Jesus gave his audience back their personal power. Perhaps this is what our world needs more than ever. This audience went home in the same impoverished physical condition in which they came, but they had such a renewed understanding of who they are and what they can actually do. They found a new “unsayable” place from which to live and they would have began to see a gradual, incremental conformity to bodily, financial, and social healing as they moved from being a competitive dependent upon institutional power into becoming an interdependent community that serves and builds one another. Who could possibly have imagined that taking responsibility for our lives could transform the entire world?

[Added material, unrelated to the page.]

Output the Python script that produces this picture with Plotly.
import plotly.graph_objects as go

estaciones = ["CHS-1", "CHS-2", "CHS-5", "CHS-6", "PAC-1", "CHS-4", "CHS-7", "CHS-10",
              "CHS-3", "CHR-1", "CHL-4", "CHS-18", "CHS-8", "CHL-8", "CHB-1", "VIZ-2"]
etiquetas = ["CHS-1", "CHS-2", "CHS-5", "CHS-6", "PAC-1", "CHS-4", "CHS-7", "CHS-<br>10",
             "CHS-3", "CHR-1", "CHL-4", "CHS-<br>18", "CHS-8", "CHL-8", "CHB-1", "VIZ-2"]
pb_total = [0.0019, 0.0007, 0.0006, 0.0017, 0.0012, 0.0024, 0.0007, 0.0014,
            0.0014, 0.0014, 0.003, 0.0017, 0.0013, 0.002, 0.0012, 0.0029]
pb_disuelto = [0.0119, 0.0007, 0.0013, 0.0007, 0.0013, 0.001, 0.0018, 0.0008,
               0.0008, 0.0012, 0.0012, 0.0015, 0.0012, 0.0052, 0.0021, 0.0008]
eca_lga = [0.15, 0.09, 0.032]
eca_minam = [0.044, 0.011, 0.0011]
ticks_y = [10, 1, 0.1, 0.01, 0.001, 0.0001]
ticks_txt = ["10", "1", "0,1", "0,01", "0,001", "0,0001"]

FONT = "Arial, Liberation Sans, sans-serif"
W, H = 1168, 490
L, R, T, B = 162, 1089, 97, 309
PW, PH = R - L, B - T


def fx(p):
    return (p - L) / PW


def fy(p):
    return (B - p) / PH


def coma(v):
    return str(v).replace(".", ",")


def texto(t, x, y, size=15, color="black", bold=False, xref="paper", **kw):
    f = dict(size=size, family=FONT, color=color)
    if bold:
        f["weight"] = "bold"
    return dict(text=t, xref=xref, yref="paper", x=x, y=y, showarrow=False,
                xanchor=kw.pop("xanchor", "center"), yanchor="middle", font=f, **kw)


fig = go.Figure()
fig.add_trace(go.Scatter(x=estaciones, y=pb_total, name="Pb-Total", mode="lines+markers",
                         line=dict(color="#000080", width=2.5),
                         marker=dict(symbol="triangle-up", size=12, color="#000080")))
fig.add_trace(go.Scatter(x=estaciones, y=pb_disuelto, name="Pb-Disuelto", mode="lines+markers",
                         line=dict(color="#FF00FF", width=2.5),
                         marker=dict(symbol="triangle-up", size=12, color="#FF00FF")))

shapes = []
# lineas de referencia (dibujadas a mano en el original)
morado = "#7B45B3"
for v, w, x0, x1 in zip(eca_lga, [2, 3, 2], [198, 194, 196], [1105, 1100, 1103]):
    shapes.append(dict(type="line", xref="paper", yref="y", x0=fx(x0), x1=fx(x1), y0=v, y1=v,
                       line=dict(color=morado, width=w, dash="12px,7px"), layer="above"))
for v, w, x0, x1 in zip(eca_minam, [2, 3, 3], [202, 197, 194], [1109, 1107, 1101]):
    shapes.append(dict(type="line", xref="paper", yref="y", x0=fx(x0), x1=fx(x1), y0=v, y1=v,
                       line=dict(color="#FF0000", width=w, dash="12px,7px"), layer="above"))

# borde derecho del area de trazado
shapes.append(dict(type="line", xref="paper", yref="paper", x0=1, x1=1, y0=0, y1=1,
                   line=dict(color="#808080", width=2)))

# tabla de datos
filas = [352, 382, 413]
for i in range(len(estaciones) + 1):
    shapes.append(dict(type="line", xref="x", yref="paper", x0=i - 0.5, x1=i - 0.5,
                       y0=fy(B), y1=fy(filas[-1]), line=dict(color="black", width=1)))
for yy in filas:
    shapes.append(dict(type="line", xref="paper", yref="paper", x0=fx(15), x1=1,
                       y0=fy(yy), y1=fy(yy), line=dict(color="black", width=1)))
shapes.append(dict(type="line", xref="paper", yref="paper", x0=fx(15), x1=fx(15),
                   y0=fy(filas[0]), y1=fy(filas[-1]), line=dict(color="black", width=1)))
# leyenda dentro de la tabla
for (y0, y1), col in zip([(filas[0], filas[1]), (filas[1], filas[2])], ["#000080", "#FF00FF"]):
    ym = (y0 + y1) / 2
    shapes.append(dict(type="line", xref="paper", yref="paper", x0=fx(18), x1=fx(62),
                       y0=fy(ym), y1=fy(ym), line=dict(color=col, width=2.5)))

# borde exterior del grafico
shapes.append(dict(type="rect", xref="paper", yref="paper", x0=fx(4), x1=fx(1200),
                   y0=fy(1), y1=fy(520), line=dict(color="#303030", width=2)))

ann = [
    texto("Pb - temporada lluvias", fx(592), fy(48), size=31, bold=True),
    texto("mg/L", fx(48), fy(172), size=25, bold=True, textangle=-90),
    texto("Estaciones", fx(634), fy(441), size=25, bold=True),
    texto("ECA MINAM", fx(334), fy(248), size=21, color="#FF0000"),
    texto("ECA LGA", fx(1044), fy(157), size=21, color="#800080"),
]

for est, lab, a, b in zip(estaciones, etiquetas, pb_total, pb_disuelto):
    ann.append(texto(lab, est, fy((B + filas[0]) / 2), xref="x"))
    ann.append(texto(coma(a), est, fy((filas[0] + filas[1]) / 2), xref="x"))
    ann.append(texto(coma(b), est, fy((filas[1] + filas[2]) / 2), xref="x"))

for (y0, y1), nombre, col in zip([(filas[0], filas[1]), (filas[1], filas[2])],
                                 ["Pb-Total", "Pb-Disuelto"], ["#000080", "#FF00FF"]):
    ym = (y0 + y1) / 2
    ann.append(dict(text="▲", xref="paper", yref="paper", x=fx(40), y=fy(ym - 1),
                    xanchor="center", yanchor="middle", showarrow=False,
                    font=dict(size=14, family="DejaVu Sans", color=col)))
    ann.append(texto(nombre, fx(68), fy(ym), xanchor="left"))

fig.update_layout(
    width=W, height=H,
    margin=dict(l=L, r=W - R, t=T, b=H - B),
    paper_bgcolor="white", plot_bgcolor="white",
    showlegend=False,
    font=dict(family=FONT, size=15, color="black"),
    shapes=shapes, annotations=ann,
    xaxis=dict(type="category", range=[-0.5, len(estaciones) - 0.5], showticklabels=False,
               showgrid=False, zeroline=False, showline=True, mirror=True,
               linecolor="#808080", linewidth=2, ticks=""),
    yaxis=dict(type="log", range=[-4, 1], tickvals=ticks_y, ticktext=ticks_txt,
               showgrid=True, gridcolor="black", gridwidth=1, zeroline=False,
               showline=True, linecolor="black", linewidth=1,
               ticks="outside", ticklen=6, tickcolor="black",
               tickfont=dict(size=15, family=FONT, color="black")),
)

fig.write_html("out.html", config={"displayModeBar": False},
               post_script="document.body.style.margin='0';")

What was true for this audience, is also true for us. May we each draw upon the limitless power of the unsayable world, to transform and empower our lives, so we can serve those in our immediate spheres of influence in love and peace. The lesson of the Logos is to never break faith with the heart awakened by God. This is the only thing with the authority to ever bring about the new world that we all desperately yearn to see.
In this way, Jesus ends with a beginning. The beginning of our ability to see and trust our awakening. Perhaps we can just barely see, yet alone trust in this unsayable, no-thing. We would be without resource to access this new world or kingdom. Jesus ends his sermon right where he started it. “Blessed are the poor in Spirit, for theirs is the Kingdom of Heaven.”